Resentment came to a head in a mutiny after Armistice Day in 1918, when eight BWIR battalions in Taranto, Italy, were ordered to unload ships and perform other heavy work. When they refused, fighting broke out, and sixty men were eventually tried for mutiny, with one shot by firing squad. Many returned to the Caribbean, disillusioned and sometimes wounded, thwarted in their attempt to start a new life and escape poverty. This sense of injustice would be a major factor in the growing radicalisation that eventually led to self-rule and independence. Although precise figures are hard to come by, it is thought that about one thousand men from the Caribbean died in the war, with a further three thousand wounded.

In the French territories, military service and conscription were in force, and some 2,600 soldiers from Martinique, Guadeloupe, and French Guiana lost their lives out of 23,000 conscripts. Unlike those from the English-speaking Caribbean, these troops were deployed in the notorious fighting in the Marne and Somme, nearly all casualties occurring in the mud of the trenches. A recent novel by the Martinican writer Raphaël Confiant, Le Bataillon créole (not yet translated into English), imagines this courageous group, freezing in the fields of northern Europe but seeking revenge for centuries of humiliation by a white minority by attacking the hated German enemy.

The four-year conflict also affected those who stayed in the Caribbean, in many different ways. Trinidad enjoyed a sudden oil boom, as the British Royal Navy converted to oil-powered shipping, and production increased sixteen-fold from 1910 to 1920. In other territories, such as Jamaica, disruption to shipping meant that exports and imports fell dramatically, causing widespread economic hardship.

But perhaps the most significant impact was to occur in the run-up to the United States’ formal entrance into the war in April 1916.  Since the completion of the Panama Canal (which coincided with the outbreak of war in Europe in 1914), the US had been concerned that a European nation, most probably Germany, would seek to implant itself in what it saw as its “backyard.” Hungry for an empire to compete with the British and French, the Germans had targeted the chronically unstable nations of Haiti and the Dominican Republic as possible sites for military bases, and a foothold in the Americas.

What particularly alarmed American intelligence was the role of a small but immensely powerful German expatriate community in Haiti, which controlled eighty per cent of the country’s exports and most of its banking and utility sectors.
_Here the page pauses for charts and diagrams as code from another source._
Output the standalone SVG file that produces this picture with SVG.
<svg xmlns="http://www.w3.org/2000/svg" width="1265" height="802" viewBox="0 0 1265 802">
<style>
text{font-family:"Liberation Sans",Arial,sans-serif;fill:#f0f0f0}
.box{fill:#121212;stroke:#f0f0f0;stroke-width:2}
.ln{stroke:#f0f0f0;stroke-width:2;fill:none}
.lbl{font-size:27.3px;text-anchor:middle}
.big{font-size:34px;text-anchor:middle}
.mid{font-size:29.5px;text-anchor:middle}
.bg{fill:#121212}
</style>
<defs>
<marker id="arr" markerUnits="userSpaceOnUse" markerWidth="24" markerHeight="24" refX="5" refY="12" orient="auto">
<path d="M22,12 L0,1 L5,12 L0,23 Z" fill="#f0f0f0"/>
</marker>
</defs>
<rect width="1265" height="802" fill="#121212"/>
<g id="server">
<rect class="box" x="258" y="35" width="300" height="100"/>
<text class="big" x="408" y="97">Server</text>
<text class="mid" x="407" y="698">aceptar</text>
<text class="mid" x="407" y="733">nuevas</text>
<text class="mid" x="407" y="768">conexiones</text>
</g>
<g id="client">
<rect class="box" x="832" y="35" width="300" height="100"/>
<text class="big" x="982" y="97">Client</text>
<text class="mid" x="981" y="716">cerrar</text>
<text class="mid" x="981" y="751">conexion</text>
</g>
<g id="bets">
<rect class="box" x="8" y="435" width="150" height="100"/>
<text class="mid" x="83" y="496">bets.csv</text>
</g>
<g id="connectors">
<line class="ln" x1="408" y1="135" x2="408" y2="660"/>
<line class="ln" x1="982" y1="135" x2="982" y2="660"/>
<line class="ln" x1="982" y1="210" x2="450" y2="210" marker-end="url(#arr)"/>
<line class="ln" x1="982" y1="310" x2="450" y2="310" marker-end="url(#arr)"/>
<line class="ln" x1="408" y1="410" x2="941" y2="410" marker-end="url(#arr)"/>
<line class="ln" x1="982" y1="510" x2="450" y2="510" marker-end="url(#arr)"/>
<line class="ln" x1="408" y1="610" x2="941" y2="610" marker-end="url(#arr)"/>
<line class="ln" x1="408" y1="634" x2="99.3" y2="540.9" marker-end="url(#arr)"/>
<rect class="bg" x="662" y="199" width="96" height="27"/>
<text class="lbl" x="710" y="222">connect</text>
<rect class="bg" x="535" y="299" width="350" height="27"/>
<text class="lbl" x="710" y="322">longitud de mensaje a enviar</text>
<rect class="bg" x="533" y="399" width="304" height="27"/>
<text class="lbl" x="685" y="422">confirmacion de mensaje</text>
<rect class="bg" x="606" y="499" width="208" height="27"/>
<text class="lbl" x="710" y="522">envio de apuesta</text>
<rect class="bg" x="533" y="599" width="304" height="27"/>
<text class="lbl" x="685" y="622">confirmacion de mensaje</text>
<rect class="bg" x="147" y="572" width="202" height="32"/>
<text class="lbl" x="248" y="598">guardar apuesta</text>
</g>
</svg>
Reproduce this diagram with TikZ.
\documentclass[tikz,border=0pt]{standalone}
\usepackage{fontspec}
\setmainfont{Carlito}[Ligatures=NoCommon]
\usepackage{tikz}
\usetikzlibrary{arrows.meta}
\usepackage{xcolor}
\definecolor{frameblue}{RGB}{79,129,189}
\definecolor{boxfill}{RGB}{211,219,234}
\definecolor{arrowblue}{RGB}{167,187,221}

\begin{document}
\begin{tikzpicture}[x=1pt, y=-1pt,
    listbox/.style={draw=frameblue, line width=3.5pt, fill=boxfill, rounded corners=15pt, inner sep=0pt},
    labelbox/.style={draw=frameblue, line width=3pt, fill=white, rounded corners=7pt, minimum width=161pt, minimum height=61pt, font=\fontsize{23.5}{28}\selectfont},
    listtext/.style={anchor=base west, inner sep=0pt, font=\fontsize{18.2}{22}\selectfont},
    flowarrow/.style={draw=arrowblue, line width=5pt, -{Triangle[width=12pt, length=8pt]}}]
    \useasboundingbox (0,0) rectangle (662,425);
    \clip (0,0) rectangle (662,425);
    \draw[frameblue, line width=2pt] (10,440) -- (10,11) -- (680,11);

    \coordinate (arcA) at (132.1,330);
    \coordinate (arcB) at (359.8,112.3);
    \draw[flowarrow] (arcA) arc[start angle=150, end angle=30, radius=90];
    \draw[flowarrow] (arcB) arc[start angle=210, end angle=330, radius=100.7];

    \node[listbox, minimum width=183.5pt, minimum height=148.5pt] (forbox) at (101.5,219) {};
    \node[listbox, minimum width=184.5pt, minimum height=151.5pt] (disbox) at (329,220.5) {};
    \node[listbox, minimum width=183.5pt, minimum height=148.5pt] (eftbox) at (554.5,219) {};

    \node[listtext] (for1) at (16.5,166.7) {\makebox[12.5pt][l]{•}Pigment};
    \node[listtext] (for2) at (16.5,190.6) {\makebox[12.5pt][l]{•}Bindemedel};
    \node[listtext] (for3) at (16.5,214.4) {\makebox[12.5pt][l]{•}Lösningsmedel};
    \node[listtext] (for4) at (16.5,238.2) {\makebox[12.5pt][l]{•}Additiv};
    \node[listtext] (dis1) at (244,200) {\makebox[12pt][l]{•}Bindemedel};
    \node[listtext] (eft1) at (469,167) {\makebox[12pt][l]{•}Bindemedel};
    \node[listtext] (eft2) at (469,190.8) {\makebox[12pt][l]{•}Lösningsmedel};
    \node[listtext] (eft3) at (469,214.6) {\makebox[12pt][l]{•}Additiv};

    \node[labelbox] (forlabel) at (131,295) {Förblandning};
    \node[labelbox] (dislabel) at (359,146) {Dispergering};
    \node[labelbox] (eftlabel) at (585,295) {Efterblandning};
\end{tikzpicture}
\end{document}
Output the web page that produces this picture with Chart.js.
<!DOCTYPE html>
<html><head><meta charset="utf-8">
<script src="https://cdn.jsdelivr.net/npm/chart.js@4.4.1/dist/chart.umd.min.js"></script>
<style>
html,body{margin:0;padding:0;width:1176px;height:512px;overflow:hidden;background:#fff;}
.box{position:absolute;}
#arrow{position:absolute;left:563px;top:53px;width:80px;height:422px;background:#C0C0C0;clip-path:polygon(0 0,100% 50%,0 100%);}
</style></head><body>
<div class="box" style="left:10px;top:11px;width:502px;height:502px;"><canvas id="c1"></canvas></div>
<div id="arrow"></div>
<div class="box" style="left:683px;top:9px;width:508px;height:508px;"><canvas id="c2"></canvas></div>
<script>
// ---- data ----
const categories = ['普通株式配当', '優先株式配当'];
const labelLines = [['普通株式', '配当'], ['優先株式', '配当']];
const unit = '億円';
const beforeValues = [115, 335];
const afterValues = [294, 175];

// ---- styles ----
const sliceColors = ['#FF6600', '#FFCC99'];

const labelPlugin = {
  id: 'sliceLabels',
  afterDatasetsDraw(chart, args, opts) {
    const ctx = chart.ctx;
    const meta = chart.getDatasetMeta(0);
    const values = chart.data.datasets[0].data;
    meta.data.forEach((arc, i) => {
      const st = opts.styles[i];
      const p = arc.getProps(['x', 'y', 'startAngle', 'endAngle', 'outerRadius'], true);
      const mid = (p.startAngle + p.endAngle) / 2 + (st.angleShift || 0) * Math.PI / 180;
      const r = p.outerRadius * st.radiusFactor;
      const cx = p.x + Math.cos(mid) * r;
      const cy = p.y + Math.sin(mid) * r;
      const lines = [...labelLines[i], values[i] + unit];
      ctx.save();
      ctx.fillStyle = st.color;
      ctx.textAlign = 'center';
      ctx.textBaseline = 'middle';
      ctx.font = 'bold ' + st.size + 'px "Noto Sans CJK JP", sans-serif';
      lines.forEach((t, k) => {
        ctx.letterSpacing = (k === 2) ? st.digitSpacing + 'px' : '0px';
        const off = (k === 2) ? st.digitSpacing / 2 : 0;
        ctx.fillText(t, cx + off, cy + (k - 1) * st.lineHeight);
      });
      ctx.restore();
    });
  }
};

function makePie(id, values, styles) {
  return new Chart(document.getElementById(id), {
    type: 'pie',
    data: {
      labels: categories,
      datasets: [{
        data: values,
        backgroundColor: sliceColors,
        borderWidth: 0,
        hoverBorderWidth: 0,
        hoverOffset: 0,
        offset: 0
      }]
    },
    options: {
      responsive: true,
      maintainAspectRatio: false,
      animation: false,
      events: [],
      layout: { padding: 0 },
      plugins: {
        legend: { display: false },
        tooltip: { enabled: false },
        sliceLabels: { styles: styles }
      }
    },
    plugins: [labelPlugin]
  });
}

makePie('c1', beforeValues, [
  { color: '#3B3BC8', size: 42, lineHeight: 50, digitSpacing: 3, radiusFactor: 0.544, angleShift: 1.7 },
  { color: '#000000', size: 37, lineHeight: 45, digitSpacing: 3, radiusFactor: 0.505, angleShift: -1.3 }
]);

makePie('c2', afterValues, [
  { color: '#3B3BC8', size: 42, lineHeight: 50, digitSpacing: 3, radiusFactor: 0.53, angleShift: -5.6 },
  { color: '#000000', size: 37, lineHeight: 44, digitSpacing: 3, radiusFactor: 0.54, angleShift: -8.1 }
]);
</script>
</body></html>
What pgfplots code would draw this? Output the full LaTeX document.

Were these German merchants the precursors of a full-fledged military annexation by Berlin? Those in charge in the US State Department did not wait to find out, and dispatched a company of Marines in July 1915 to take control of a violence-wracked Port-au-Prince and monitor suspected “aliens.” The occupation was to last until 1934.

The same fate befell the Dominican Republic in 1916, and in August of that same year the Treaty of the Danish West Indies was signed between the US and Denmark. For the sum of $25 million, the Danish colony became the US Virgin Islands, thus allaying American fears that the Germans would build a submarine base there.

So it was that the geopolitical landscape of the Caribbean was redrawn by what we now know as the Great War. The influence of the United States was massively reinforced, and that of the European powers ultimately weakened. Many of the old certainties about empire and the role of the colonies were lost forever, and despite the horrors and privations suffered by people across the region, an unstoppable process of change had been unleashed that would culminate in the strife and reforms of the 1930s.